Ada had an unusual upbringing for an aristocratic girl in the mid-1800s. At her mother’s insistence, tutors engaged her in mathematics and science, which was gender inappropriate for the time, but her mother believed that engaging her young daughter in rigorous studies would prevent Ada from developing her father’s moody, unpredictable temperament. From an early age, Ada showed immense talent for both numbers and language, and when Ada was 17, she befriended Charles Babbage, who was a much older mathematician and inventor. Known as the father of the modern computer, Babbage invented the difference engine and the analytical engine, which were meant to perform mathematical calculations independent of the human mind.
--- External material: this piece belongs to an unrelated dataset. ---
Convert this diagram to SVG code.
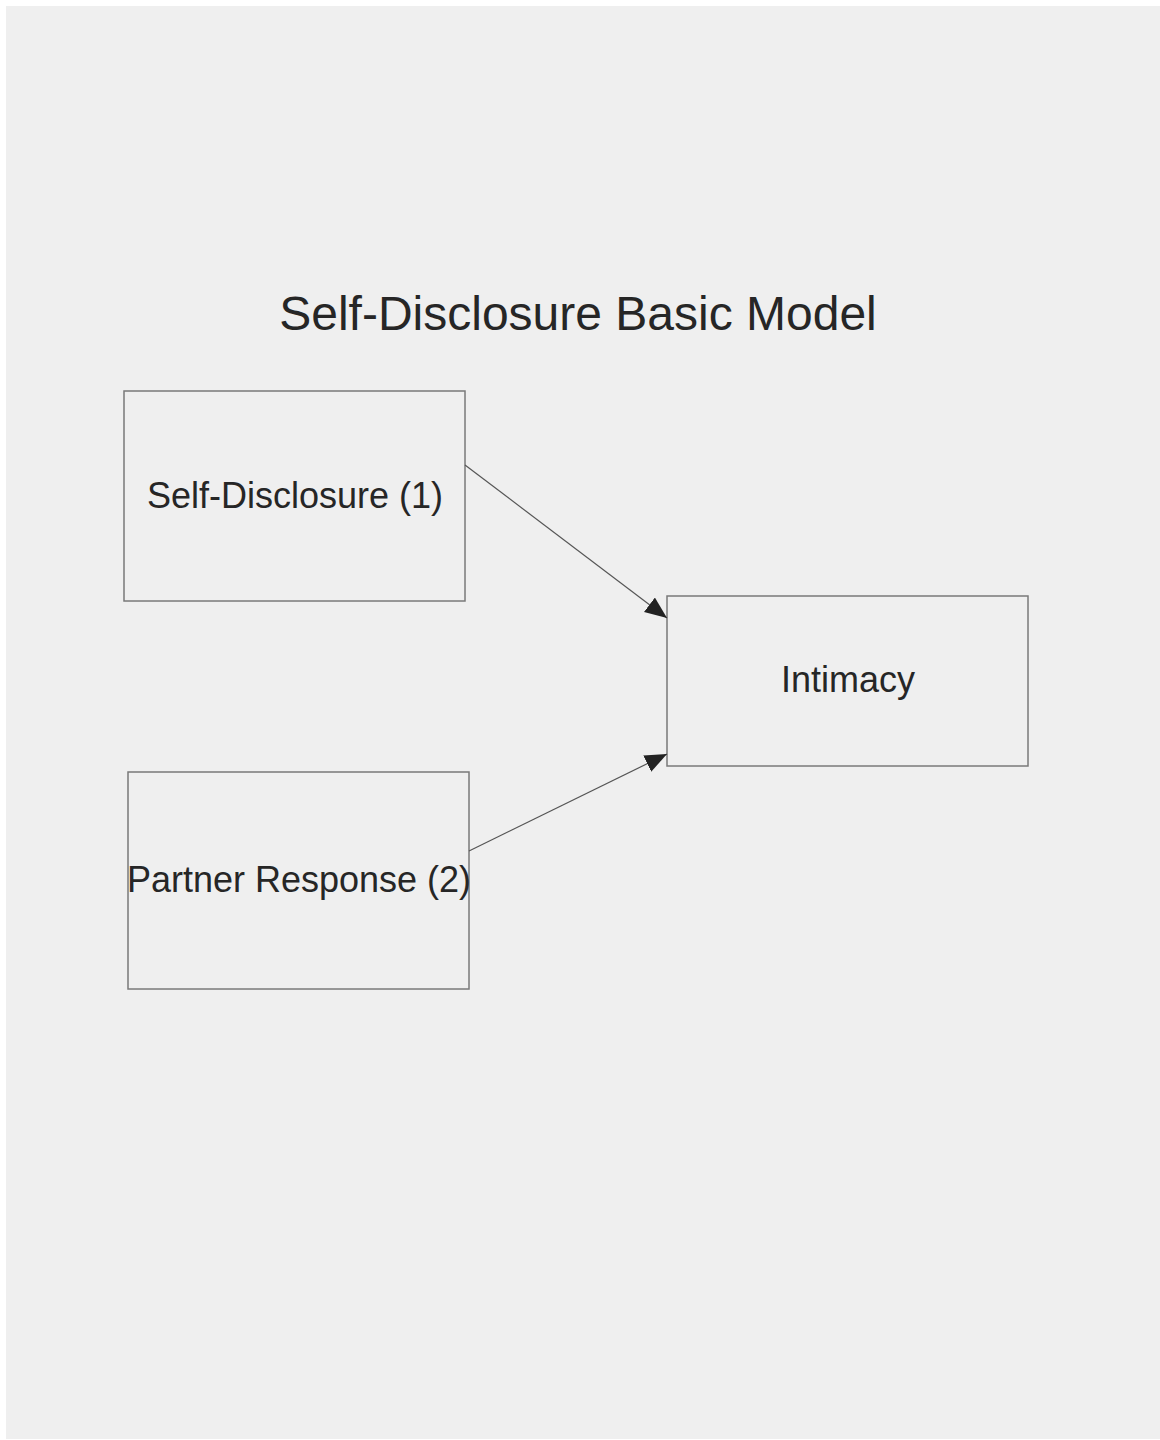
<svg xmlns="http://www.w3.org/2000/svg" width="1160" height="1440" viewBox="0 0 1160 1440">
<style>
.node rect{fill:none;stroke:#7a7a7a;stroke-width:1.5}
.lbl{font-family:"Liberation Sans",Arial,sans-serif;font-size:36px;fill:#262626;text-anchor:middle}
.title{font-family:"Liberation Sans",Arial,sans-serif;font-size:48px;fill:#262626;text-anchor:middle}
.conn line{stroke:#555;stroke-width:1.2;fill:none}
</style>
<defs>
<marker id="ah" markerUnits="userSpaceOnUse" markerWidth="24" markerHeight="20" refX="22" refY="9" orient="auto">
<path d="M0,0 L22,9 L0,18 Z" fill="#222"/>
</marker>
</defs>
<rect x="0" y="0" width="1160" height="1440" fill="#ffffff"/>
<rect x="6" y="6" width="1154" height="1433" fill="#efefef"/>
<text class="title" x="578" y="330">Self-Disclosure Basic Model</text>
<g id="node-self-disclosure" class="node">
<rect x="124" y="391" width="341" height="210"/>
<text class="lbl" x="295" y="508">Self-Disclosure (1)</text>
</g>
<g id="node-partner-response" class="node">
<rect x="128" y="772" width="341" height="217"/>
<text class="lbl" x="299" y="892">Partner Response (2)</text>
</g>
<g id="node-intimacy" class="node">
<rect x="667" y="596" width="361" height="170"/>
<text class="lbl" x="848" y="692">Intimacy</text>
</g>
<g id="connectors" class="conn">
<line x1="465" y1="465" x2="667" y2="618" marker-end="url(#ah)"/>
<line x1="469" y1="851" x2="667" y2="754" marker-end="url(#ah)"/>
</g>
</svg>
Lovelace was later asked to translate an article on Babbage’s analytical engine that had been written by Italian engineer Luigi Federico Menabrea for a Swiss journal, and while she expertly translated the original French text into English, she also added her own thoughts and ideas for an improved analytical engine, which turned out to be three times longer than the original article. Her extensive notes described how algorithms and codes could be created for the device to handle letters and symbols along with numbers. She also theorized a method for the engine to repeat a series of instructions—a process known as looping, which computer programmers use extensively to this day.

Lovelace’s article attracted little attention when she was alive, while she would later be singled out during the age of computing as the first female computer programmer in history. Sadly, in her later years she tried to develop mathematical formularies for winning at gambling, which failed so miserably that she was plunged into severe financial distress. She died from uterine cancer in London at the age of 37, only to be buried in a graveyard next to a father she never knew.

And there you have it, Ada Lovelace, today on The Daily Dose.